Your papers are not the boss of you. Stand up to paper tyranny and file those little jerks.
- Make a place for half dirties. Let’s be real here. When we wear clothes for just an hour or two a day after work, we don’t always wash them afterwards. We’ll wear them again just a little bit dirty. We all do it. You’re OK and I’m OK…OK? What is not OK is not admitting this pattern to yourself and providing a way to make it work in your home. In extremely messy houses, half dirties often become laundry sculptures in master bedroom chairs. No more, friends. Stop the insanity! Just put a bin or basket in your closet designated for half dirties. When you take them off, fold them and toss them in the bin. They’ll be ready to wear the next day after work but they won’t make you want to shield your eyes when you enter your master bedroom. Sanity restored.
This chair says, “Do not sit on me!” and “By the way, you suck.” Rude.
See how easy, small and simple that was? These tasks take no time at all! They all boil down to thinking about how you are going to maintain a space before the need arises. A little rack, a little bin, and a filing cabinet is all we’re talking about here.
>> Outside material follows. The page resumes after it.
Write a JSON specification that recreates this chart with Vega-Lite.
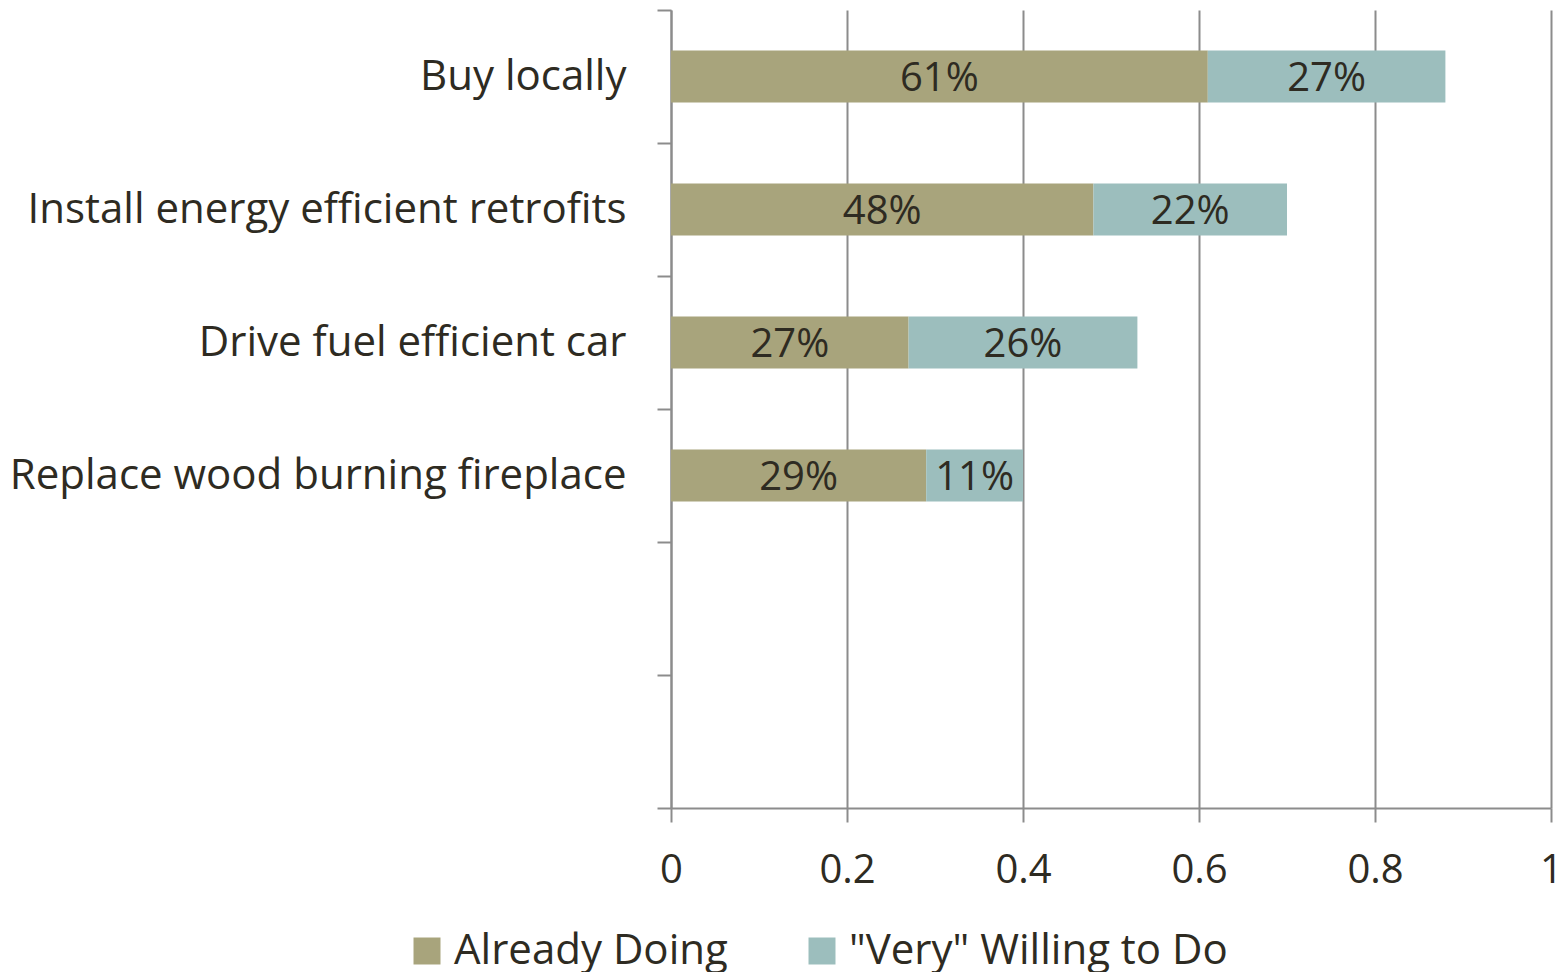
{
  "$schema": "https://vega.github.io/schema/vega-lite/v6.json",
  "width": 880,
  "height": 798,
  "autosize": {"type": "none"},
  "padding": {"left": 671, "top": 10, "right": 16, "bottom": 164},
  "background": "white",
  "config": {
    "view": {"stroke": null},
    "font": "Open Sans",
    "axis": {"labelFont": "Open Sans", "labelColor": "#2E2B22", "domainColor": "#8C8C8C", "tickColor": "#8C8C8C", "gridColor": "#8C8C8C", "domainWidth": 2, "tickWidth": 2, "gridWidth": 2}
  },
  "data": {
    "values": [
      {"item": "Buy locally", "status": "Already Doing", "value": 0.61},
      {"item": "Buy locally", "status": "\"Very\" Willing to Do", "value": 0.27},
      {"item": "Install energy efficient retrofits", "status": "Already Doing", "value": 0.48},
      {"item": "Install energy efficient retrofits", "status": "\"Very\" Willing to Do", "value": 0.22},
      {"item": "Drive fuel efficient car", "status": "Already Doing", "value": 0.27},
      {"item": "Drive fuel efficient car", "status": "\"Very\" Willing to Do", "value": 0.26},
      {"item": "Replace wood burning fireplace", "status": "Already Doing", "value": 0.29},
      {"item": "Replace wood burning fireplace", "status": "\"Very\" Willing to Do", "value": 0.11}
    ]
  },
  "transform": [
    {"calculate": "datum.status === 'Already Doing' ? 0 : 1", "as": "rank"},
    {"stack": "value", "groupby": ["item"], "sort": [{"field": "rank", "order": "ascending"}], "as": ["x0", "x1"]},
    {"calculate": "(datum.x0 + datum.x1) / 2", "as": "mid"}
  ],
  "encoding": {
    "y": {
      "field": "item",
      "type": "nominal",
      "title": null,
      "scale": {
        "domain": ["Buy locally", "Install energy efficient retrofits", "Drive fuel efficient car", "Replace wood burning fireplace", " ", "  "],
        "paddingInner": 0,
        "paddingOuter": 0
      },
      "axis": {"tickBand": "extent", "tickSize": 14, "labelPadding": 31, "labelFontSize": 42, "labelLimit": 700, "domain": true, "grid": false}
    }
  },
  "layer": [
    {
      "mark": {"type": "bar", "height": {"band": 0.39}},
      "encoding": {
        "x": {
          "field": "x0",
          "type": "quantitative",
          "title": null,
          "scale": {"domain": [0, 1], "nice": false},
          "axis": {"values": [0, 0.2, 0.4, 0.6, 0.8, 1], "format": "~g", "grid": true, "tickSize": 14, "labelPadding": 28, "labelFontSize": 40, "labelFlush": false, "domain": true}
        },
        "x2": {"field": "x1"},
        "color": {
          "field": "status",
          "type": "nominal",
          "scale": {"domain": ["Already Doing", "\"Very\" Willing to Do"], "range": ["#A8A47C", "#9CBEBD"]},
          "legend": {
            "title": null,
            "orient": "none",
            "direction": "horizontal",
            "legendX": -265,
            "legendY": 920,
            "symbolType": "square",
            "symbolSize": 729,
            "symbolStrokeWidth": 0,
            "symbolOpacity": 1,
            "labelFontSize": 42,
            "labelColor": "#2E2B22",
            "labelFont": "Open Sans",
            "labelLimit": 600,
            "labelOffset": 6,
            "columnPadding": 73
          }
        }
      }
    },
    {
      "mark": {"type": "text", "fontSize": 40, "color": "#2E2B22", "baseline": "middle", "dy": 2},
      "encoding": {
        "x": {"field": "mid", "type": "quantitative"},
        "text": {"field": "value", "type": "quantitative", "format": ".0%"}
      }
    }
  ]
}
Install these systems like your sanity depends on it! Then smile, invite friends over and when they comment on the neatness of your home, tell them the truth. Say something dashing and effortless like, “Oh, I barely spend any time cleaning up!” Aren’t you smart? And Happy!
Linda McKeever says
I love these quick little honest tips and I can’t wait to hear more from your organizing expertise! I will share these tips right away with my “friends.” You are so right about the bags. I know people who have scary numbers of bags and difficulty getting rid of a “good bag.” And the honesty of the half-dirties? Preach sister. We live how we live. I like how you seem to try to organize life just the way it is, imperfect but manageable. I bet you are fun to work with. I’ll recommend you to some of my bag-hourding-half-dirty clothes wearing “friends.” Thanks!
Sally says
Please recycle those bags! Don’t just “throw them away.”